◆ **WHAT THE TASK REQUIRES**:
Leave out any pictures and transcribe all other data below exactly.
═════ INFORMATION PROVIDED ═════
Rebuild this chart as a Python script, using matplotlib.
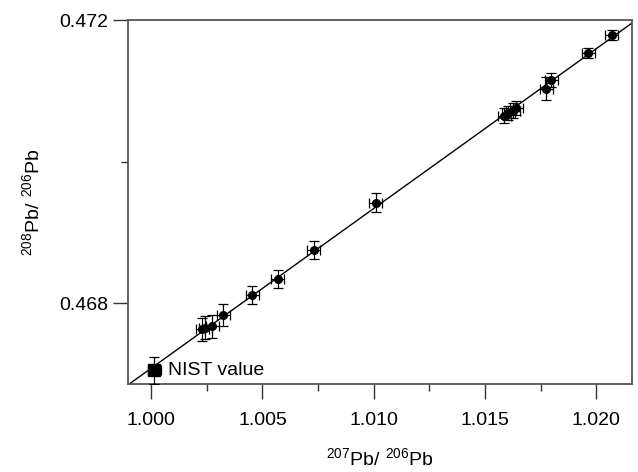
import numpy as np
import matplotlib
matplotlib.use("Agg")
import matplotlib.pyplot as plt

plt.rcParams['font.family'] = ['Liberation Sans', 'DejaVu Sans']
plt.rcParams['mathtext.fontset'] = 'custom'
plt.rcParams['mathtext.rm'] = 'Liberation Sans'

# 207Pb/206Pb vs 208Pb/206Pb measurements
x_vals = [1.0023, 1.00243, 1.00275, 1.00324, 1.00455, 1.00568, 1.0073, 1.01009,
          1.01586, 1.01604, 1.01626, 1.0164, 1.01775, 1.01797, 1.01964, 1.02068]
y_vals = [0.46763, 0.46765, 0.46767, 0.46783, 0.46811, 0.46834, 0.46875, 0.46942,
          0.47065, 0.47069, 0.47072, 0.47076, 0.47103, 0.47115, 0.47153, 0.47179]
x_err = [0.0003, 0.0003, 0.0003, 0.0003, 0.0003, 0.0003, 0.0003, 0.0003,
         0.0003, 0.0003, 0.0003, 0.0003, 0.0003, 0.0003, 0.0003, 0.0003]
y_err = [0.00016, 0.00016, 0.00016, 0.00016, 0.00013, 0.00013, 0.00013, 0.00013,
         0.0001, 0.0001, 0.0001, 0.0001, 0.00016, 0.0001, 0.00007, 0.00007]

# NIST reference value
nist_x = 1.00014
nist_y = 0.46705
nist_xerr = 0.0003
nist_yerr = 0.00019

x_ticks = [1.000, 1.005, 1.010, 1.015, 1.020]
x_minor = [1.0025, 1.0075, 1.0125, 1.0175]
x_labels = ['1.000', '1.005', '1.010', '1.015', '1.020']
y_ticks = [0.468, 0.472]
y_labels = ['0.468', '0.472']

fig = plt.figure(figsize=(6.38, 4.72), dpi=100)
ax = fig.add_axes([0.2006, 0.1864, 0.79, 0.7712])

# regression line through all points
all_x = np.array(x_vals + [nist_x])
all_y = np.array(y_vals + [nist_y])
slope, intercept = np.polyfit(all_x, all_y, 1)
xl = np.array([0.9985, 1.0225])
ax.plot(xl, slope * xl + intercept, color='black', lw=1.0, zorder=1)

ax.errorbar(x_vals, y_vals, xerr=x_err, yerr=y_err, fmt='o', color='black',
            ms=5.5, elinewidth=0.9, capsize=3.5, capthick=0.9, zorder=3)
ax.errorbar([nist_x], [nist_y], xerr=[nist_xerr], yerr=[nist_yerr], fmt='s',
            color='black', ms=8, elinewidth=0.9, capsize=3.5, capthick=0.9, zorder=3)
ax.text(nist_x + 0.00062, nist_y, 'NIST value', fontsize=14, va='center', ha='left')

ax.set_xlim(0.99896, 1.0216)
ax.set_ylim(0.466855, 0.472)
ax.set_xticks(x_ticks)
ax.set_xticks(x_minor, minor=True)
ax.set_xticklabels(x_labels)
ax.set_yticks(y_ticks)
ax.set_yticks([0.470], minor=True)
ax.set_yticklabels(y_labels)

ax.tick_params(which='both', direction='out', labelsize=14, color='#333333', width=1.0)
ax.tick_params(which='major', length=11)
ax.tick_params(which='minor', length=5)
ax.tick_params(axis='x', pad=9)
ax.tick_params(axis='y', pad=3)
for sp in ax.spines.values():
    sp.set_color('#555555')
    sp.set_linewidth(1.3)

ax.set_xlabel(r'$\mathregular{^{207}Pb/\ ^{206}Pb}$', fontsize=14, labelpad=13)
ax.set_ylabel(r'$\mathregular{^{208}Pb/\ ^{206}Pb}$', fontsize=14, labelpad=12)

fig.savefig('out.png', dpi=100)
═════
◆ **EXPECTED OUTPUT**:
Rebuild this chart as a Python script, using matplotlib.
import numpy as np
import matplotlib
matplotlib.use("Agg")
import matplotlib.pyplot as plt

plt.rcParams['font.family'] = ['Liberation Sans', 'DejaVu Sans']
plt.rcParams['mathtext.fontset'] = 'custom'
plt.rcParams['mathtext.rm'] = 'Liberation Sans'

# 207Pb/206Pb vs 208Pb/206Pb measurements
x_vals = [1.0023, 1.00243, 1.00275, 1.00324, 1.00455, 1.00568, 1.0073, 1.01009,
          1.01586, 1.01604, 1.01626, 1.0164, 1.01775, 1.01797, 1.01964, 1.02068]
y_vals = [0.46763, 0.46765, 0.46767, 0.46783, 0.46811, 0.46834, 0.46875, 0.46942,
          0.47065, 0.47069, 0.47072, 0.47076, 0.47103, 0.47115, 0.47153, 0.47179]
x_err = [0.0003, 0.0003, 0.0003, 0.0003, 0.0003, 0.0003, 0.0003, 0.0003,
         0.0003, 0.0003, 0.0003, 0.0003, 0.0003, 0.0003, 0.0003, 0.0003]
y_err = [0.00016, 0.00016, 0.00016, 0.00016, 0.00013, 0.00013, 0.00013, 0.00013,
         0.0001, 0.0001, 0.0001, 0.0001, 0.00016, 0.0001, 0.00007, 0.00007]

# NIST reference value
nist_x = 1.00014
nist_y = 0.46705
nist_xerr = 0.0003
nist_yerr = 0.00019

x_ticks = [1.000, 1.005, 1.010, 1.015, 1.020]
x_minor = [1.0025, 1.0075, 1.0125, 1.0175]
x_labels = ['1.000', '1.005', '1.010', '1.015', '1.020']
y_ticks = [0.468, 0.472]
y_labels = ['0.468', '0.472']

fig = plt.figure(figsize=(6.38, 4.72), dpi=100)
ax = fig.add_axes([0.2006, 0.1864, 0.79, 0.7712])

# regression line through all points
all_x = np.array(x_vals + [nist_x])
all_y = np.array(y_vals + [nist_y])
slope, intercept = np.polyfit(all_x, all_y, 1)
xl = np.array([0.9985, 1.0225])
ax.plot(xl, slope * xl + intercept, color='black', lw=1.0, zorder=1)

ax.errorbar(x_vals, y_vals, xerr=x_err, yerr=y_err, fmt='o', color='black',
            ms=5.5, elinewidth=0.9, capsize=3.5, capthick=0.9, zorder=3)
ax.errorbar([nist_x], [nist_y], xerr=[nist_xerr], yerr=[nist_yerr], fmt='s',
            color='black', ms=8, elinewidth=0.9, capsize=3.5, capthick=0.9, zorder=3)
ax.text(nist_x + 0.00062, nist_y, 'NIST value', fontsize=14, va='center', ha='left')

ax.set_xlim(0.99896, 1.0216)
ax.set_ylim(0.466855, 0.472)
ax.set_xticks(x_ticks)
ax.set_xticks(x_minor, minor=True)
ax.set_xticklabels(x_labels)
ax.set_yticks(y_ticks)
ax.set_yticks([0.470], minor=True)
ax.set_yticklabels(y_labels)

ax.tick_params(which='both', direction='out', labelsize=14, color='#333333', width=1.0)
ax.tick_params(which='major', length=11)
ax.tick_params(which='minor', length=5)
ax.tick_params(axis='x', pad=9)
ax.tick_params(axis='y', pad=3)
for sp in ax.spines.values():
    sp.set_color('#555555')
    sp.set_linewidth(1.3)

ax.set_xlabel(r'$\mathregular{^{207}Pb/\ ^{206}Pb}$', fontsize=14, labelpad=13)
ax.set_ylabel(r'$\mathregular{^{208}Pb/\ ^{206}Pb}$', fontsize=14, labelpad=12)

fig.savefig('out.png', dpi=100)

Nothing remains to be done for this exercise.